The Dirty Little Secrets of Dynamic Keyword Insertions (Part II)
Last week’s blog post discussed Dynamic Keywords Insertions (DKI) and how to use them to make the most out of your campaigns. This second part of the post will give insights and useful tips on what to watch out for when using them.
The first rule of DKIs – ‘Always Manage your exposure!’
- Make sure your ad groups are relevant, small, and thematically organized. Splitting up your keywords into ad groups and creating exact, tailored ads for each of these groups will help you maximize clicks and conversions. It will also make sure that your DKI increases the ad’s relevancy instead of decreasing it.
- Be careful when using ‘Broad Match’ and use plenty of negative keywords. Like we mentioned last week, DKIs will only put the keyword the search triggered (not the search term, they’re different from DSA Campaigns), in the headline, but over exposure is still worth watching out for.
- Try to review your search query report as frequently as possible. It will give you a better understanding of which search terms your keywords are triggering, the quality of traffic, and also how to create new ideas for keywords you might want to include as well as negative keywords.

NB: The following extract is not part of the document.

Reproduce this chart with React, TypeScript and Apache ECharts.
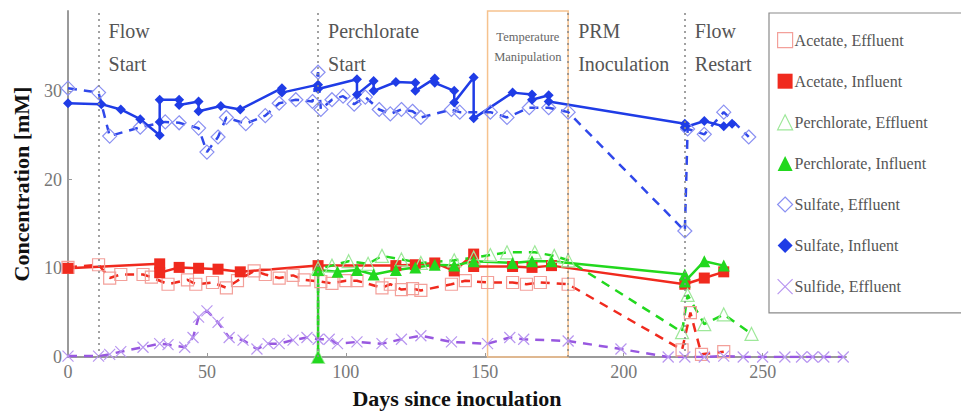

- Don’t use competitor brand names. While it might be legal (but kind of nasty) to put a competitor’s name as a keyword in an ad group, it is illegal to show the competitor’s name in the headline (unless you have the proper credentials.) Be careful!
- You can always try to include some misspellings in your campaigns but take caution when using Dynamic Keyword Insertions in that campaign. Keywords that are misspelled and spacing errors could end up showing in your ad. These types of things can determine the difference between a successful, targeted advertisement and an irrelevant one.
When used in a correctly, Dynamic Keyword Insertions can help you achieve powerful results. However, when used incorrectly, you end up looking like an amateur PPC’er. It’s a way to boost your campaign results but does not substitute common sense.